(MENAFN - Khaleej Times) NORTH KOREA is continuing its tradition of fiery rhetoric and vehement threats. After South Korea unveiled its new missile deal with the US on Saturday, Pyongyang has issued a statement claiming that it possesses long-range missiles capable of hitting US bases in Asia and also the US mainland.
Even though experts say that the recent tests of its nuclear long-rang missile programme have failed, North Korea does possess short and medium-range missiles that can strike South Korea and neighbouring lands.
Due to its image as a trigger-happy rogue state, the international community finds it difficult to ignore North Korea's threats. However, the truth is that the country's leadership, often demonised in the international Press, in reality is quite different from its irrational and unrestrained image. North Korea's authoritarian regime has used its nuclear programme to bargain and extract concessions from the international community and impede the latter from interfering in its domestic politics.
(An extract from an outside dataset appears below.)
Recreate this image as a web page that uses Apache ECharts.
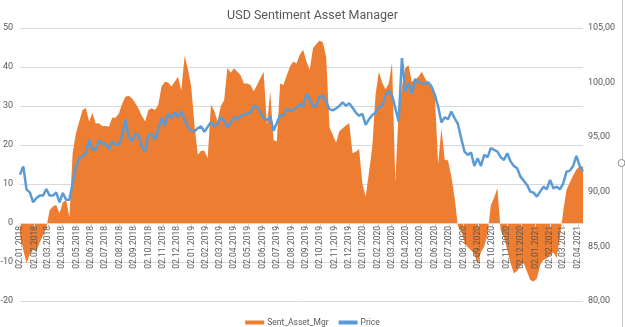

Thus, in an age of globalisation, the country remains one of the most secretive and guarded places on Earth. By keeping its enmity with the international community alive, the regime is able to exaggerate the foreign security threat and consequently distract its population from demanding any sort of political change. North Korea has also used this external security threat to justify restrictions on travel and flow of information, and hence successfully use propaganda to brainwash its citizenry. The North Koreans remain cut off from the world and its concerns.
The international community needs to stop thinking that Kim Jong-un, just like his father, is some eccentric loony on a mission to launch nuclear war and destroy the world. In fact, he is keenly adhering to his father's rational goal of ensuring his regime's survival by assuming a defensive posture vis--vis the outside world.
Thus, North Korea's recent statement might sound menacing, but the country's bark is certainly worse than its bite. The regime won't translate its provocations and threats into large-scale hostile actions; it will rather continue to use them as a tactic to perpetuate its own insecure existence.